Defendant also argues that the instruction as to loss of earning capacity should not have been given because there was no substantial evidence to support the instruction. Civil Rule 51(f) requires that exceptions to jury instructions shall be taken in the absence of the jury prior to the giving of the instructions. No exception was taken at trial; therefore it will not be considered here on appeal. State v. Robinson, 78 W.D.2d 481, 482-83, 475 P.2d 560 (1970).
Judgment affirmed.
James, C. J., and Farris, J., concur.
The case on which the trial court relied was Sposari v. Matt Malaspina & Co., 63 Wn.2d 679, 688, 388 P.2d 970 (1964), in which our Supreme Court said:
where an enterprise or undertaking in which profits were contemplated is .thwarted by tortious misconduct or by reason of a breach of contract, the loss of anticipated profits, if proved with reasonable certainty, may be an item of damages occasioned by the tortious misconduct or breach of contract. Difficulty in ascertaining the damages, or uncertainty as to the amount, provides no basis in logic for denial in toto. If the evidence affords a reasonable basis for establishing the loss, an issue arises to be resolved by the trier of the facts.
(Citations omitted.)
Defense counsel remarked, “Well, I can cross-examine as to that adequately as to the business part of it because the value of it can be determined for cross-examination purposes from the amount of income he was making from the—and the amount of stock he has in it. But if you start selling the land under me at a tremendous loss, I am ignorant at this point . . .”
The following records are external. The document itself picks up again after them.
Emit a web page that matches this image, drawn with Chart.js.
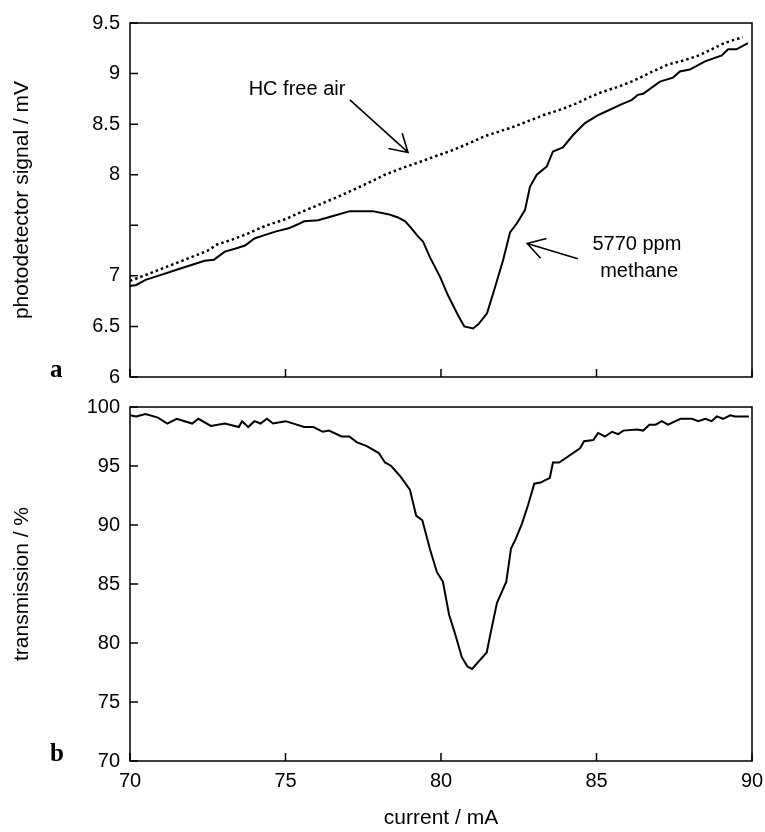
<!DOCTYPE html>
<html lang="en">
<head>
    <meta charset="UTF-8">
    <title>Methane absorption - photodetector signal and transmission</title>
    <script src="https://cdn.jsdelivr.net/npm/chart.js"></script>
    <style>
        body { margin: 0; background: #fff; }
        #wrap { position: relative; width: 765px; height: 832px; }
        canvas { position: absolute; left: 0; }
        #topChart { top: 0; }
        #bottomChart { top: 392px; }
    </style>
</head>
<body>
<div id="wrap">
    <canvas id="topChart" width="765" height="392"></canvas>
    <canvas id="bottomChart" width="765" height="440"></canvas>
</div>
<script>
    // Panel a: HC free air (dotted)
    var airCurrent = [70.0, 70.6, 71.1, 71.6, 72.1, 72.5, 72.8, 73.3, 73.8, 74.4, 75.0, 75.5, 76.05, 76.6, 77.1, 77.6,
        78.2, 78.7, 79.26, 79.8, 80.35, 80.9, 81.4, 81.9, 82.3, 82.8, 83.3, 83.9, 84.4, 84.8, 85.2, 85.7, 86.2, 86.8,
        87.3, 87.8, 88.3, 88.7, 89.1, 89.7];
    var airSignal = [6.95, 7.02, 7.08, 7.14, 7.20, 7.25, 7.31, 7.36, 7.42, 7.50, 7.56, 7.63, 7.70, 7.77, 7.84, 7.91,
        8.00, 8.06, 8.12, 8.18, 8.24, 8.31, 8.38, 8.43, 8.47, 8.53, 8.59, 8.65, 8.71, 8.77, 8.82, 8.87, 8.93, 9.02,
        9.09, 9.13, 9.18, 9.24, 9.30, 9.36];

    // Panel a: 5770 ppm methane (solid)
    var gasCurrent = [70.0, 70.2, 70.5, 71.0, 71.5, 72.0, 72.4, 72.7, 73.05, 73.4, 73.7, 74.0, 74.3, 74.7, 75.1, 75.4,
        75.6, 76.05, 76.5, 77.07, 77.8, 78.3, 78.6, 78.85, 79.05, 79.26, 79.42, 79.65, 79.97, 80.22, 80.45, 80.6,
        80.75, 81.03, 81.2, 81.48, 81.74, 82.0, 82.22, 82.44, 82.7, 82.86, 83.08, 83.4, 83.6, 83.92, 84.24, 84.63,
        85.05, 85.27, 85.76, 86.14, 86.33, 86.5, 87.04, 87.46, 87.68, 88.0, 88.49, 89.03, 89.23, 89.5, 89.87];
    var gasSignal = [6.90, 6.91, 6.96, 7.01, 7.06, 7.11, 7.15, 7.16, 7.24, 7.27, 7.30, 7.37, 7.40, 7.44, 7.47, 7.51,
        7.54, 7.55, 7.59, 7.64, 7.64, 7.61, 7.58, 7.54, 7.47, 7.39, 7.34, 7.18, 6.99, 6.81, 6.67, 6.58,
        6.50, 6.48, 6.52, 6.63, 6.89, 7.16, 7.43, 7.52, 7.65, 7.88, 8.00, 8.08, 8.23, 8.27, 8.39, 8.51,
        8.59, 8.62, 8.69, 8.74, 8.79, 8.80, 8.92, 8.96, 9.02, 9.04, 9.12, 9.18, 9.24, 9.24, 9.30];

    // Panel b: transmission
    var transCurrent = [70.0, 70.2, 70.5, 70.9, 71.2, 71.5, 72.0, 72.2, 72.6, 73.05, 73.5, 73.6, 73.8, 74.0, 74.2, 74.4,
        74.6, 75.0, 75.6, 75.9, 76.2, 76.4, 76.8, 77.05, 77.3, 77.6, 78.0, 78.2, 78.4, 78.7, 79.0, 79.2, 79.4,
        79.65, 79.87, 80.06, 80.26, 80.45, 80.67, 80.85, 81.0, 81.2, 81.47, 81.6, 81.8, 82.1, 82.25, 82.4, 82.6,
        82.8, 83.0, 83.2, 83.5, 83.6, 83.8, 84.47, 84.6, 84.9, 85.05, 85.27, 85.5, 85.7, 85.86, 86.3, 86.5, 86.7,
        86.9, 87.1, 87.3, 87.7, 88.07, 88.27, 88.5, 88.7, 88.87, 89.07, 89.3, 89.45, 89.9];
    var transValue = [99.3, 99.2, 99.4, 99.1, 98.6, 99.0, 98.6, 99.0, 98.4, 98.6, 98.3, 98.8, 98.3, 98.8, 98.6, 99.0,
        98.6, 98.8, 98.3, 98.3, 97.9, 98.0, 97.5, 97.5, 97.0, 96.7, 96.1, 95.3, 95.0, 94.1, 93.0, 90.8, 90.4,
        87.9, 86.0, 85.2, 82.4, 80.8, 78.8, 78.0, 77.8, 78.4, 79.2, 80.9, 83.4, 85.2, 88.0, 88.8, 90.1,
        91.7, 93.5, 93.6, 94.0, 95.3, 95.3, 96.5, 97.1, 97.2, 97.8, 97.5, 97.9, 97.7, 98.0, 98.1, 98.0, 98.5,
        98.5, 98.8, 98.5, 99.0, 99.0, 98.8, 99.0, 98.8, 99.2, 99.0, 99.3, 99.2, 99.2];

    var xTicks = [70, 75, 80, 85, 90];

    function pairs(xs, ys) {
        return xs.map(function (x, i) { return { x: x, y: ys[i] }; });
    }

    var FONT = '"Liberation Sans", Arial, sans-serif';

    // box around the plot, inward tick marks and the panel letter
    var frameTicks = {
        id: 'frameTicks',
        afterDatasetsDraw: function (chart, args, opts) {
            var ctx = chart.ctx, a = chart.chartArea;
            var xs = chart.scales.x, ys = chart.scales.y;
            ctx.save();
            ctx.strokeStyle = '#000';
            ctx.lineWidth = 1.5;
            ctx.strokeRect(a.left, a.top, a.right - a.left, a.bottom - a.top);
            ctx.beginPath();
            xs.ticks.forEach(function (t) {
                var px = xs.getPixelForValue(t.value);
                ctx.moveTo(px, a.bottom);
                ctx.lineTo(px, a.bottom - 8);
            });
            ys.ticks.forEach(function (t) {
                var py = ys.getPixelForValue(t.value);
                ctx.moveTo(a.left, py);
                ctx.lineTo(a.left + 8, py);
            });
            ctx.stroke();
            ctx.fillStyle = '#000';
            ctx.font = 'bold 25px "Liberation Serif", serif';
            ctx.textAlign = 'left';
            ctx.textBaseline = 'alphabetic';
            ctx.fillText(opts.letter, 50, a.bottom);
            ctx.restore();
        }
    };

    // labels with arrows, placed in data units
    var notes = {
        id: 'notes',
        afterDatasetsDraw: function (chart, args, opts) {
            var ctx = chart.ctx, xs = chart.scales.x, ys = chart.scales.y;
            ctx.save();
            ctx.fillStyle = '#000';
            ctx.strokeStyle = '#000';
            ctx.lineWidth = 1.6;
            ctx.font = '20px ' + FONT;
            ctx.textAlign = 'center';
            ctx.textBaseline = 'middle';
            (opts.texts || []).forEach(function (t) {
                ctx.fillText(t.text, xs.getPixelForValue(t.x), ys.getPixelForValue(t.y));
            });
            (opts.arrows || []).forEach(function (ar) {
                var x0 = xs.getPixelForValue(ar.from[0]), y0 = ys.getPixelForValue(ar.from[1]);
                var x1 = xs.getPixelForValue(ar.to[0]), y1 = ys.getPixelForValue(ar.to[1]);
                var ang = Math.atan2(y0 - y1, x0 - x1);
                ctx.beginPath();
                ctx.moveTo(x0, y0);
                ctx.lineTo(x1, y1);
                ctx.moveTo(x1 + 20 * Math.cos(ang - 0.54), y1 + 20 * Math.sin(ang - 0.54));
                ctx.lineTo(x1, y1);
                ctx.lineTo(x1 + 20 * Math.cos(ang + 0.54), y1 + 20 * Math.sin(ang + 0.54));
                ctx.stroke();
            });
            ctx.restore();
        }
    };

    var tickFont = { family: FONT, size: 20 };
    var titleFont = { family: FONT, size: 21 };

    var topChart = new Chart(document.getElementById('topChart'), {
        type: 'line',
        data: {
            datasets: [{
                label: 'HC free air',
                data: pairs(airCurrent, airSignal),
                borderColor: '#000',
                borderWidth: 2.5,
                borderDash: [2.5, 3],
                pointRadius: 0,
                fill: false
            }, {
                label: '5770 ppm methane',
                data: pairs(gasCurrent, gasSignal),
                borderColor: '#000',
                borderWidth: 2,
                pointRadius: 0,
                fill: false
            }]
        },
        options: {
            responsive: false,
            animation: false,
            layout: { padding: { left: 0, top: 23, right: 13, bottom: 15 } },
            plugins: {
                legend: { display: false },
                tooltip: { enabled: false },
                frameTicks: { letter: 'a' },
                notes: {
                    texts: [
                        { text: 'HC free air', x: 75.37, y: 8.84 },
                        { text: '5770 ppm', x: 86.3, y: 7.31 },
                        { text: 'methane', x: 86.37, y: 7.04 }
                    ],
                    arrows: [
                        { from: [77.07, 8.74], to: [78.94, 8.22] },
                        { from: [84.4, 7.17], to: [82.77, 7.32] }
                    ]
                }
            },
            scales: {
                x: {
                    type: 'linear',
                    min: 70,
                    max: 90,
                    afterBuildTicks: function (s) { s.ticks = xTicks.map(function (v) { return { value: v }; }); },
                    ticks: { display: false },
                    grid: { display: false },
                    border: { display: false },
                    afterFit: function (s) { s.height = 0; s.paddingLeft = 0; s.paddingRight = 0; }
                },
                y: {
                    min: 6,
                    max: 9.5,
                    ticks: {
                        stepSize: 0.5,
                        color: '#000',
                        font: tickFont,
                        padding: 2,
                        callback: function (v) { return v === 7.5 ? '' : v; }
                    },
                    grid: { display: false },
                    border: { display: false },
                    title: {
                        display: true,
                        text: 'photodetector signal / mV',
                        color: '#000',
                        font: titleFont,
                        padding: { top: 10, bottom: 0 }
                    },
                    afterFit: function (s) { s.width = 130; }
                }
            }
        },
        plugins: [frameTicks, notes]
    });

    var bottomChart = new Chart(document.getElementById('bottomChart'), {
        type: 'line',
        data: {
            datasets: [{
                label: 'transmission',
                data: pairs(transCurrent, transValue),
                borderColor: '#000',
                borderWidth: 2,
                pointRadius: 0,
                fill: false
            }]
        },
        options: {
            responsive: false,
            animation: false,
            layout: { padding: { left: 0, top: 15, right: 13, bottom: 0 } },
            plugins: {
                legend: { display: false },
                tooltip: { enabled: false },
                frameTicks: { letter: 'b' }
            },
            scales: {
                x: {
                    type: 'linear',
                    min: 70,
                    max: 90,
                    afterBuildTicks: function (s) { s.ticks = xTicks.map(function (v) { return { value: v }; }); },
                    ticks: { color: '#000', font: tickFont, padding: 0, maxRotation: 0 },
                    grid: { display: false },
                    border: { display: false },
                    title: {
                        display: true,
                        text: 'current / mA',
                        color: '#000',
                        font: titleFont,
                        padding: { top: 4, bottom: 1 }
                    },
                    afterFit: function (s) { s.height = 71; s.paddingLeft = 0; s.paddingRight = 0; }
                },
                y: {
                    min: 70,
                    max: 100,
                    ticks: { stepSize: 5, color: '#000', font: tickFont, padding: 2 },
                    grid: { display: false },
                    border: { display: false },
                    title: {
                        display: true,
                        text: 'transmission / %',
                        color: '#000',
                        font: titleFont,
                        padding: { top: 10, bottom: 0 }
                    },
                    afterFit: function (s) { s.width = 130; }
                }
            }
        },
        plugins: [frameTicks]
    });
</script>
</body>
</html>
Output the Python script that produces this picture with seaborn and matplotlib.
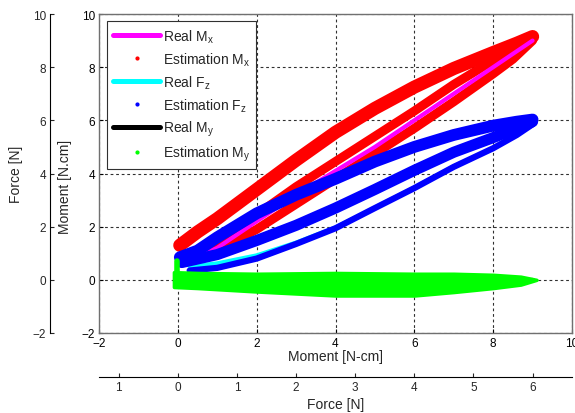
import numpy as np
import pandas as pd
import matplotlib.pyplot as plt
import seaborn as sns
from matplotlib.lines import Line2D

# --- valores (eixo Moment, N.cm) ---
# Estimation Mx: ramo superior, ramo de volta acima e abaixo da curva real
mx_up_x = [0.05, 0.5, 1, 2, 3, 4, 5, 6, 7, 8, 8.6, 9.0]
mx_up_y = [1.3, 1.8, 2.3, 3.4, 4.5, 5.55, 6.45, 7.25, 7.95, 8.55, 8.9, 9.15]
mx_hi_x = [0.3, 1, 2, 3, 4, 5, 6, 7, 8, 8.5, 9.0]
mx_hi_y = [0.95, 1.45, 2.45, 3.5, 4.45, 5.4, 6.35, 7.35, 8.25, 8.65, 9.05]
mx_lo_x = [0.3, 1, 2, 3, 4, 5, 6, 7, 8, 8.5, 9.0]
mx_lo_y = [0.75, 1.1, 1.9, 2.85, 3.8, 4.75, 5.7, 6.7, 7.75, 8.3, 9.0]
# Real Mx
real_mx_x = [0.3, 1, 2, 3, 4, 5, 6, 7, 8, 9.0]
real_mx_y = [0.75, 1.2, 2.2, 3.2, 4.1, 5.0, 6.0, 7.0, 8.0, 9.0]

# Estimation Fz: três faixas
fz_up_x = [0.05, 0.5, 1, 2, 3, 4, 5, 6, 7, 8, 8.6, 9.0]
fz_up_y = [0.85, 1.1, 1.6, 2.5, 3.2, 3.8, 4.45, 5.0, 5.45, 5.8, 5.95, 6.03]
fz_mid_x = [0.1, 1, 2, 3, 4, 5, 6, 7, 8, 8.6, 9.0]
fz_mid_y = [0.65, 0.95, 1.48, 2.05, 2.7, 3.4, 4.12, 4.8, 5.35, 5.7, 5.95]
fz_lo_x = [0.3, 1, 2, 3, 4, 5, 6, 7, 8, 8.6, 9.0]
fz_lo_y = [0.35, 0.45, 0.8, 1.35, 1.94, 2.7, 3.45, 4.25, 4.95, 5.45, 5.85]
# Real Fz
real_fz_x = [0.3, 1, 2, 3, 4, 5, 6, 7, 8, 8.6, 9.0]
real_fz_y = [0.5, 0.62, 0.92, 1.4, 1.97, 2.72, 3.47, 4.27, 4.95, 5.5, 5.92]

# Estimation My (faixa em torno de zero) e Real My
my_x = [-0.1, 0.5, 2, 4, 6, 7, 8, 8.7, 9.1]
my_hi = [0.29, 0.26, 0.23, 0.26, 0.23, 0.23, 0.19, 0.12, 0.0]
my_lo = [-0.27, -0.31, -0.44, -0.59, -0.59, -0.46, -0.31, -0.18, 0.0]
my_spike_x = [-0.02, -0.02]
my_spike_y = [0.0, 0.72]
real_my_x = [0.0, 9.0]
real_my_y = [0.0, 0.0]

# eixos
moment_ticks = [-2, 0, 2, 4, 6, 8, 10]
force_ticks = [-1, 0, 1, 2, 3, 4, 5, 6]
force_tick_labels = ['1', '0', '1', '2', '3', '4', '5', '6']

legend_labels = ['Real M$_\\mathregular{x}$', 'Estimation M$_\\mathregular{x}$',
                 'Real F$_\\mathregular{z}$', 'Estimation F$_\\mathregular{z}$',
                 'Real M$_\\mathregular{y}$', 'Estimation M$_\\mathregular{y}$']

sns.set_style('white')
plt.rcParams['font.family'] = ['Liberation Sans', 'DejaVu Sans']
plt.rcParams['mathtext.fontset'] = 'custom'
plt.rcParams['mathtext.rm'] = 'Liberation Sans'

W, H = 575, 414
fig = plt.figure(figsize=(W / 100, H / 100), dpi=100)
L, R, T, B = 99, 572, 15, 334
ax = fig.add_axes([L / W, (H - B) / H, (R - L) / W, (B - T) / H])

RED, BLUE, GREEN = '#ff0000', '#0000ff', '#00ff00'


def band(x, y, color, lw, z):
    sns.lineplot(x=x, y=y, sort=False, estimator=None, color=color, linewidth=lw,
                 solid_capstyle='round', solid_joinstyle='round', ax=ax, zorder=z, legend=False)


# Mx
band(mx_up_x, mx_up_y, RED, 9.5, 2)
band(mx_hi_x, mx_hi_y, RED, 6.5, 2)
band(mx_lo_x, mx_lo_y, RED, 6.5, 2)
band(real_mx_x, real_mx_y, '#ff00ff', 3, 2.1)
# Fz
band(real_fz_x, real_fz_y, '#00ffff', 3, 2.2)
band(fz_up_x, fz_up_y, BLUE, 8.5, 2.3)
band(fz_mid_x, fz_mid_y, BLUE, 8, 2.3)
band(fz_lo_x, fz_lo_y, BLUE, 4.5, 2.3)
# My
band(real_my_x, real_my_y, 'black', 3, 2.4)
ax.fill_between(my_x, my_lo, my_hi, color=GREEN, lw=2.5, edgecolor=GREEN, zorder=2.5)
band(my_spike_x, my_spike_y, GREEN, 4, 2.5)

ax.set_xlim(-2, 10)
ax.set_ylim(-2, 10)
ax.set_xticks(moment_ticks)
ax.set_yticks(moment_ticks)
ax.tick_params(direction='in', length=3, labelsize=8.5, pad=3, colors='black',
               top=True, right=True)
for s in ax.spines.values():
    s.set_visible(True)
    s.set_color('#707070')
    s.set_linewidth(1.0)
ax.grid(True, color='#303030', linestyle=(0, (2.5, 2.5)), linewidth=0.8)
ax.set_axisbelow(True)
ax.set_xlabel('Moment [N-cm]', fontsize=10)
ax.set_ylabel('Moment [N.cm]', fontsize=10)
ax.xaxis.set_label_coords(0.5, -0.05)
ax.yaxis.set_label_coords(-0.058, 0.46)

# eixo Force à esquerda
axf = ax.twinx()
axf.set_ylim(-2, 10)
axf.set_yticks(moment_ticks)
axf.yaxis.tick_left()
axf.yaxis.set_label_position('left')
for k in ['right', 'top', 'bottom']:
    axf.spines[k].set_visible(False)
axf.spines['left'].set_position(('axes', -(L - 50) / (R - L)))
axf.spines['left'].set_color('black')
axf.tick_params(axis='y', direction='in', length=3, labelsize=8.5, pad=3, left=True, right=False)
axf.set_ylabel('Force [N]', fontsize=10)
axf.yaxis.set_label_coords(-0.16, 0.5)

# eixo Force embaixo
axb = ax.twiny()
axb.set_xlim(-4 / 3, 20 / 3)
axb.set_xticks(force_ticks)
axb.set_xticklabels(force_tick_labels)
axb.xaxis.tick_bottom()
axb.xaxis.set_label_position('bottom')
for k in ['right', 'top', 'left']:
    axb.spines[k].set_visible(False)
axb.spines['bottom'].set_position(('axes', -(378 - B) / (B - T)))
axb.spines['bottom'].set_color('black')
axb.tick_params(axis='x', direction='in', length=3, labelsize=8.5, pad=3, bottom=True, top=False)
axb.set_xlabel('Force [N]', fontsize=10)
axb.xaxis.set_label_coords(0.5, -0.2)

handles = [
    Line2D([], [], color='#ff00ff', lw=3.6),
    Line2D([], [], ls='none', marker='.', color=RED, ms=4),
    Line2D([], [], color='#00ffff', lw=3.6),
    Line2D([], [], ls='none', marker='.', color=BLUE, ms=4),
    Line2D([], [], color='black', lw=3.6),
    Line2D([], [], ls='none', marker='.', color=GREEN, ms=4),
]
leg = axb.legend(handles, legend_labels, loc='upper left',
                 bbox_to_anchor=(107 / W, 1 - 22 / H), bbox_transform=fig.transFigure,
                 borderaxespad=0, fontsize=10, handlelength=3.4, handletextpad=0.15,
                 labelspacing=0.4, borderpad=0.45, fancybox=False, framealpha=1,
                 edgecolor='#303030')
leg.get_frame().set_linewidth(0.8)
leg.set_zorder(10)

fig.savefig('out.png', dpi=100)
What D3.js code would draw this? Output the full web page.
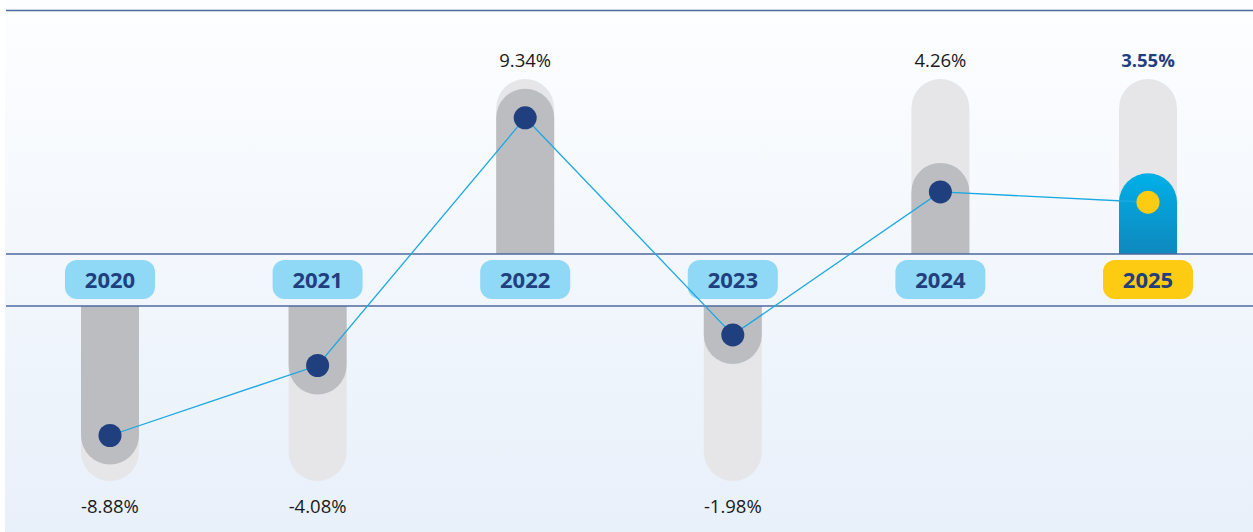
<!DOCTYPE html>
<html>
<head>
<meta charset="utf-8">
<script src="https://cdn.jsdelivr.net/npm/d3@7"></script>
<style>
  body { margin: 0; background: #fff; }
  svg { display: block; }
</style>
</head>
<body>
<script>
var years = ["2020", "2021", "2022", "2023", "2024", "2025"];
var values = [-8.88, -4.08, 9.34, -1.98, 4.26, 3.55];
var highlight = ["2025"];
var trackMax = 12;

var w = 1253;
var h = 532;
var barW = 58;
var r = barW / 2;
var topBase = 254;   // upper band line (positive bars sit on it)
var botBase = 306;   // lower band line (negative bars hang from it)

var svg = d3.select("body").append("svg").attr("width", w).attr("height", h);

var defs = svg.append("defs");
var bg = defs.append("linearGradient").attr("id", "bg").attr("x1", 0).attr("y1", 0).attr("x2", 0).attr("y2", 1);
bg.append("stop").attr("offset", "0%").attr("stop-color", "#fdfeff");
bg.append("stop").attr("offset", "100%").attr("stop-color", "#e8f0fa");
var blue = defs.append("linearGradient").attr("id", "blueBar").attr("x1", 0).attr("y1", 0).attr("x2", 0).attr("y2", 1);
blue.append("stop").attr("offset", "0%").attr("stop-color", "#00b0e8");
blue.append("stop").attr("offset", "100%").attr("stop-color", "#0f88bd");

svg.append("rect").attr("x", 5).attr("y", 0).attr("width", w - 5).attr("height", h).attr("fill", "url(#bg)");

var xScale = d3.scalePoint().domain(years).range([110, 1148]);
var yScale = d3.scaleLinear().domain([0, trackMax]).range([0, 175]);

// y position of a value (distance from the matching band line)
function yPos(v) {
    return v >= 0 ? topBase - yScale(v) : botBase + yScale(-v);
}

// pill shaped bar from the band line to y, with round cap of radius r
function pill(x, base, y) {
    var up = y < base;
    return "M" + (x - r) + "," + base +
        "L" + (x - r) + "," + y +
        "A" + r + "," + r + " 0 0 " + (up ? 1 : 0) + " " + (x + r) + "," + y +
        "L" + (x + r) + "," + base + "Z";
}

var data = years.map((d, i) => ({ year: d, value: values[i], hi: highlight.indexOf(d) >= 0 }));

// light tracks
svg.selectAll("path.track")
    .data(data).enter()
    .append("path")
    .attr("class", "track")
    .attr("d", d => {
        var x = xScale(d.year);
        return d.value >= 0
            ? pill(x, topBase, topBase - yScale(trackMax) + r)
            : pill(x, botBase, botBase + yScale(trackMax) - r);
    })
    .attr("fill", "#e6e6e8");

// value bars
svg.selectAll("path.bar")
    .data(data).enter()
    .append("path")
    .attr("class", "bar")
    .attr("d", d => pill(xScale(d.year), d.value >= 0 ? topBase : botBase, yPos(d.value)))
    .attr("fill", d => d.hi ? "url(#blueBar)" : "#bcbdc0");

// band lines
[10.5, topBase, botBase].forEach(y => {
    svg.append("line")
        .attr("x1", 6).attr("x2", w)
        .attr("y1", y).attr("y2", y)
        .attr("stroke", "#4d6a9e")
        .attr("stroke-width", 1.6);
});

// year pills
var pills = svg.selectAll("g.year")
    .data(data).enter()
    .append("g")
    .attr("class", "year")
    .attr("transform", d => "translate(" + xScale(d.year) + "," + ((topBase + botBase) / 2) + ")");

pills.append("rect")
    .attr("x", -45).attr("y", -20)
    .attr("width", 90).attr("height", 39)
    .attr("rx", 12)
    .attr("fill", d => d.hi ? "#fccb12" : "#8fd8f6");

pills.append("text")
    .text(d => d.year)
    .attr("text-anchor", "middle")
    .attr("y", 8)
    .attr("font-family", "'Open Sans', sans-serif")
    .attr("font-weight", "bold")
    .attr("font-size", "22px")
    .attr("fill", "#1f3f7e");

// connecting line
var line = d3.line().x(d => xScale(d.year)).y(d => yPos(d.value));
svg.append("path")
    .datum(data)
    .attr("d", line)
    .attr("fill", "none")
    .attr("stroke", "#1ba8e2")
    .attr("stroke-width", 1.3);

// dots
svg.selectAll("circle")
    .data(data).enter()
    .append("circle")
    .attr("cx", d => xScale(d.year))
    .attr("cy", d => yPos(d.value))
    .attr("r", 11.5)
    .attr("fill", d => d.hi ? "#fccb12" : "#1f3f7e");

// value labels
svg.selectAll("text.val")
    .data(data).enter()
    .append("text")
    .attr("class", "val")
    .text(d => d.value.toFixed(2) + "%")
    .attr("x", d => xScale(d.year))
    .attr("y", d => d.value >= 0 ? 67 : 513)
    .attr("text-anchor", "middle")
    .attr("font-family", "'Open Sans', sans-serif")
    .attr("font-size", "18.5px")
    .attr("font-weight", d => d.hi ? "bold" : "normal")
    .attr("fill", d => d.hi ? "#1f3f7e" : "#1a1a1a");
</script>
</body>
</html>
The trial court, on motion for retrial, noted the lack of an objection:
Now, at the time, finally, that the witness testified that he thought he was going to lose $4,000 a year, no objection was made, nor no request was made at that time to strike that evidence from the record. Now, I listened very carefully to this because I fully expected that objection to come at that time, to that answer. No objection was made. No request was made to the Court to strike that evidence from the record.